It takes a certain type of person to be a teacher - I for one couldn't do it. But one teacher has truly nailed the fine art of getting unruly kids to sit down and get on with their work, using what can only be described as emotional blackmail to control their class.
According to a post on Reddit, u/Heroic0's teacher warned students that he'd drop Avengers: Endgame spoilers bit by bit if they got too rowdy.
The post shows a picture of a white board, where the teacher has written out a phrase but left some crucial words missing (although a couple have already been filled in): "In Endgame, within the first 20 minutes, Thanos ____ because of Thor."
Obviously, the kids haven't taken the savage teacher seriously, as the words Thanos and Thor have already been added to the phrase, taking them dangerously close to what could be a film-ruining spoiler.
Just be quiet, eh kids?
Joe and Anthony Russo would not approve. The brothers behind the two most recent Avengers movies shared a heartfelt letter to the world in the days leading up to the release of Endgame, where they begged fans not to ruin the experience for others by sharing spoilers online.
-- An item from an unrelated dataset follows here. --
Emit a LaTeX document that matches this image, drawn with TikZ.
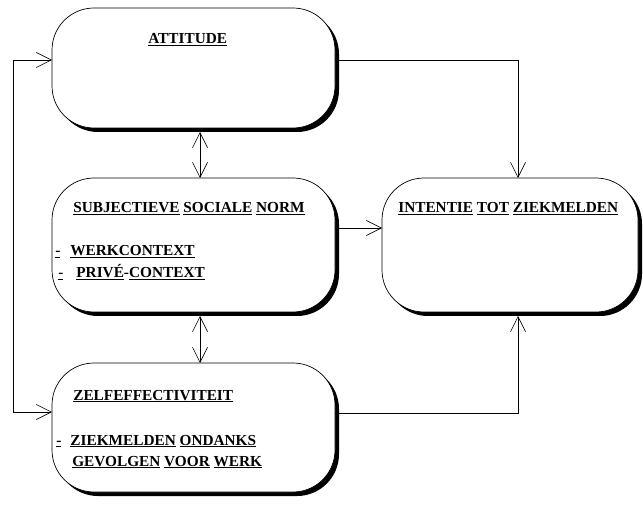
\documentclass[tikz,border=0pt]{standalone}
\usepackage{fontspec}
\setmainfont{Liberation Serif}
\usetikzlibrary{arrows.meta,shadows}

\newcommand{\uw}[1]{\underline{#1}}

\tikzset{
  box/.style={draw, line width=0.7pt, rounded corners=42pt, fill=white,
    minimum width=283pt, inner sep=0pt, outer sep=0pt,
    drop shadow={shadow xshift=4pt, shadow yshift=-4pt, fill=black, opacity=1}},
  lbl/.style={anchor=base west, inner sep=0pt,
    font=\fontsize{15.3}{18}\selectfont\bfseries},
}

\begin{document}
\begin{tikzpicture}[x=1pt, y=-1pt, >={Straight Barb[length=15pt,width=15pt]}, line width=0.6pt]
\useasboundingbox (0,0) rectangle (643,505);

% the four boxes
\node [box, minimum height=120pt] (att) at (193.5,68) {};
\node [box, minimum height=134pt] (norm) at (193.5,245) {};
\node [box, minimum height=129pt] (zelf) at (193.5,427.5) {};
\node [box, minimum width=256pt, minimum height=134pt] (int) at (510,245) {};

% texts
\node [lbl] (att-t) at (148,44) {\uw{ATTITUDE}};
\node [lbl] (norm-t) at (73,213) {\uw{SUBJECTIEVE} \uw{SOCIALE} \uw{NORM}};
\node [lbl] (norm-a) at (55,256) {\uw{-}\hspace{10pt}\uw{WERKCONTEXT}};
\node [lbl] (norm-b) at (58,278) {\uw{-}\hspace{13pt}\uw{PRIVÉ}-\uw{CONTEXT}};
\node [lbl] (zelf-t) at (73,400) {\uw{ZELFEFFECTIVITEIT}};
\node [lbl] (zelf-a) at (56,445) {\uw{-}\hspace{9pt}\uw{ZIEKMELDEN} \uw{ONDANKS}};
\node [lbl] (zelf-b) at (72,466) {\uw{GEVOLGEN} \uw{VOOR} \uw{WERK}};
\node [lbl] (int-t) at (398,213) {\uw{INTENTIE} \uw{TOT} \uw{ZIEKMELDEN}};

% connectors
\draw [<->] ([yshift=8pt]att.west) -- ++(-39,0) |- ([yshift=15.5pt]zelf.west);
\draw [<->] ([xshift=6.5pt,yshift=-4pt]att.south) -- ([xshift=6.5pt]norm.north);
\draw [<->] ([xshift=6.5pt,yshift=-4pt]norm.south) -- ([xshift=6.5pt]zelf.north);
\draw [->] ([yshift=8pt]att.east) -| ([xshift=8pt]int.north);
\draw [->] ([yshift=17pt]norm.east) -- ([yshift=17pt]int.west);
\draw [->] ([yshift=14.5pt]zelf.east) -| ([xshift=8pt,yshift=-4pt]int.south);
\end{tikzpicture}
\end{document}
"This is it. This is the end," the letter reads. "The end of an unprecedented narrative mosaic spanning eleven years and eleven franchises.
"For all of you who have been on this journey with us since the very beginning, sharing every high and low with your family, your friends, your classmates, your co-workers. Investing so deeply in every character and storyline. Laughing. Cheering Shedding tears. Giving so freely of your thoughts and emotions in spirited dialogue, theories, fan art, and fan fiction.
"Please know that the two of us, along with everyone involved in Endgame, have worked tirelessly for the last three years with the sole intention of delivering a surprising and emotionally powerful conclusion to the Infinity Saga.
"Because so many of you have invested your time, your hearts, and your souls into these stories, we're once again asking for your help. When you see Endgame in the coming weeks, please don't spoil it for others, the same way you wouldn't want it spoiled for you."
Although it would be great if some people weren't intent on ruining it for others, the best way to avoid spoilers is to quite simply avoid the internet.
Matt Zoller Seitz, editor-in-chief of RogerEbert.com, said: "I think some minimal consideration is due to a person who has not yet watched the thing that you are preparing to discuss on social media.
"But at the same time, I think the responsibility primarily falls upon the spoilee. You know how social media works."